Kincaid encendió las lámparas de Jasmine y acababa de abrir los estores cuando sonó la primera llamada en la puerta. Theo Dent, el comandante y Felicity Howarth llegaban juntos envueltos en un silencio incómodo, como tres extraños en un ascensor. Kincaid les dio la bienvenida, y acababa de cerrar la puerta y de recoger sus abrigos, cuando una segunda llamada anunció más llegadas. Dejó pasar a Margaret Bellamy, sin aliento y bastante más despeinada que en la sala de justicia, y detrás de ella, para alegría de Kincaid, a Roger Leveson-Gower. Kincaid cruzó una mirada con Gemma, al otro lado de la estancia, y estuvieron de acuerdo en que cinco personas mostraran tanta puntualidad era decididamente antinatural. Debían estar realmente impacientes.

– ¿El correo de Su Majestad no funciona -dijo Roger, apropiándose inmediatamente del centro del escenario- para que haya tenido que causar tantas molestias a todo el mundo? ¿O es que tiene usted una inclinación dictatorial?

Kincaid sonrió.

– No recuerdo haberle invitado a usted.

Roger pasó un brazo de propietario sobre los hombros de Margaret y ella pareció encogerse en cuanto la tocó.

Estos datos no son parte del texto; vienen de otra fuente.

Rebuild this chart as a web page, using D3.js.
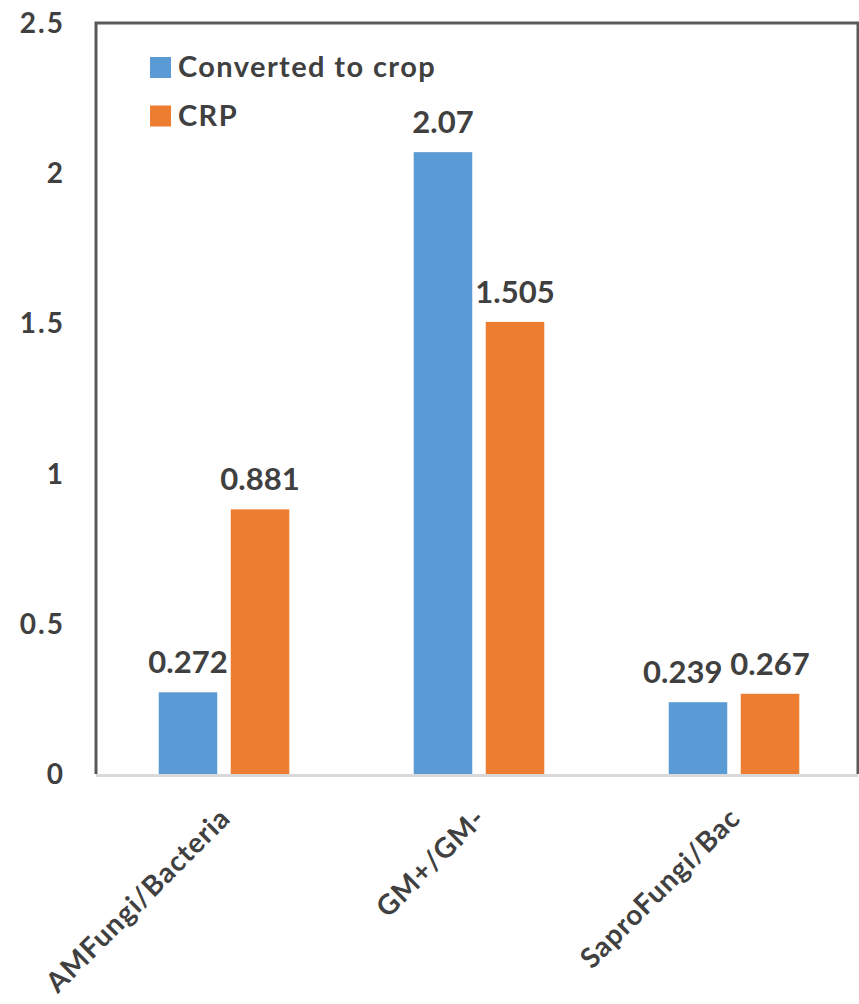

– Alguien tenía que asegurarse de que no engañen a Margaret.

– Y quién mejor que usted…

– Por supuesto -dijo Roger, y la indirecta le pasó por encima de la cabeza; o más bien, delante del ego, pensó Kincaid con malicia.

Haciendo caso omiso de Roger, se volvió hacia el resto del grupo. Felicity había cogido una de las sillas de comedor y se había sentado en su habitual postura erguida; sin embargo, algo en la inclinación de su cabeza anunciaba desánimo. El comandante la imitó y se sentó a su vez, luego se puso a dar vueltas a la gorra entre sus manos, con los ojos azules fijos en la cara de Kincaid. Theo se quedó de pie, solo, tocándose los tirantes nerviosamente con los pulgares.

Kincaid se dirigió a todos ellos.

– No nos llevará mucho rato. Siento mucho haberles causado molestias. Sé que consideran que esto es muy melodramático, pero me parece lo más práctico para abordar este tema. -Hizo una pausa para asegurarse de que todos estuvieran atentos-. Y me parecía que el propósito de Jasmine hubiera sido reunirles de una forma más personal. Una carta llega por correo… -se encogió de hombros- y es como si hubieran ganado las quinielas. Esto no es un regalo anónimo. Jasmine pensó con mucho cuidado sobre lo que quería hacer por cada uno de ustedes. En cierto modo, se trata de su última comunicación. -Kincaid tragó saliva al notar un nudo en la garganta. No había ensayado lo que diría y sus palabras lo pillaron por sorpresa, así como la finalidad que conllevaban.